İnsanlık olarak bu yaptıklarımızın bende tetiklediği tek duygu; beceriksizliğimiz, aymazlığımız yüzünden mideme giren sancıdır!

Bu kadar basit ve yalın bir satış-pazarlama faaliyetine çok karmaşık anlamlar yüklemeye çalışmak, bu sanayinin ekmeğine yağ sürüyor.
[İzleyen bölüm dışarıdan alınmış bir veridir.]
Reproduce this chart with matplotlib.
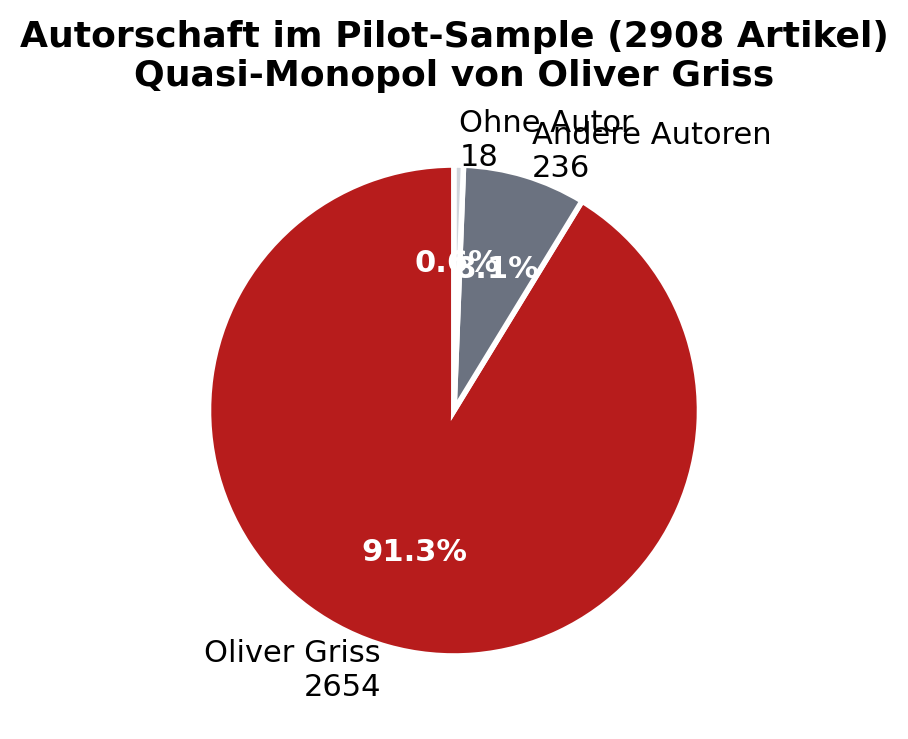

Başarılarını, satışlarını katlayarak arttırıyor.

İşsiz, çaresiz, eğitimsiz insanların iştahını kabartıyor…

Başka iştah açıcılar bulsak?

Aç-kapa işlerini daha yararlı şeyler için yapsak?

Aklımızı başımıza almamız lazım.

Böyle giderse güzelim dünyayı iyice çekilmez, hayatlarımızı yaşanmaz hale getireceğiz.

Ben daha akıllı olabileceğimize inanıyorum…

Ufuk TARHAN kimdir?

Türkiye’nin önde gelen Fütüristlerinden olan Ufuk Tarhan, Ortadoğu Teknik Üniversitesi Ekonomi bölümünden mezun oldu. 1982 yılından bugüne, bilişim, telekomünikasyon, tarım ve hayvancılık, ilaç dağıtım gibi sektörlerde ve çeşitli şirketlerde üst düzey yönetici, genel müdür, başkan yardımcısı ve yönetim kurulu üyesi olarak çalıştı. Türkiye’nin ilk fütürist şirketi M-GEN Gelecek Planlama Merkezi kurucu ortağı olarak çalışma yaşamına devam eden Tarhan, bunun yanı sıra Bahçeşehir Üniversitesi CO-OP Direktörlüğü görevini yürütmektedir. Tarhan aynı zamanda Fütüristler Derneği başkanıdır.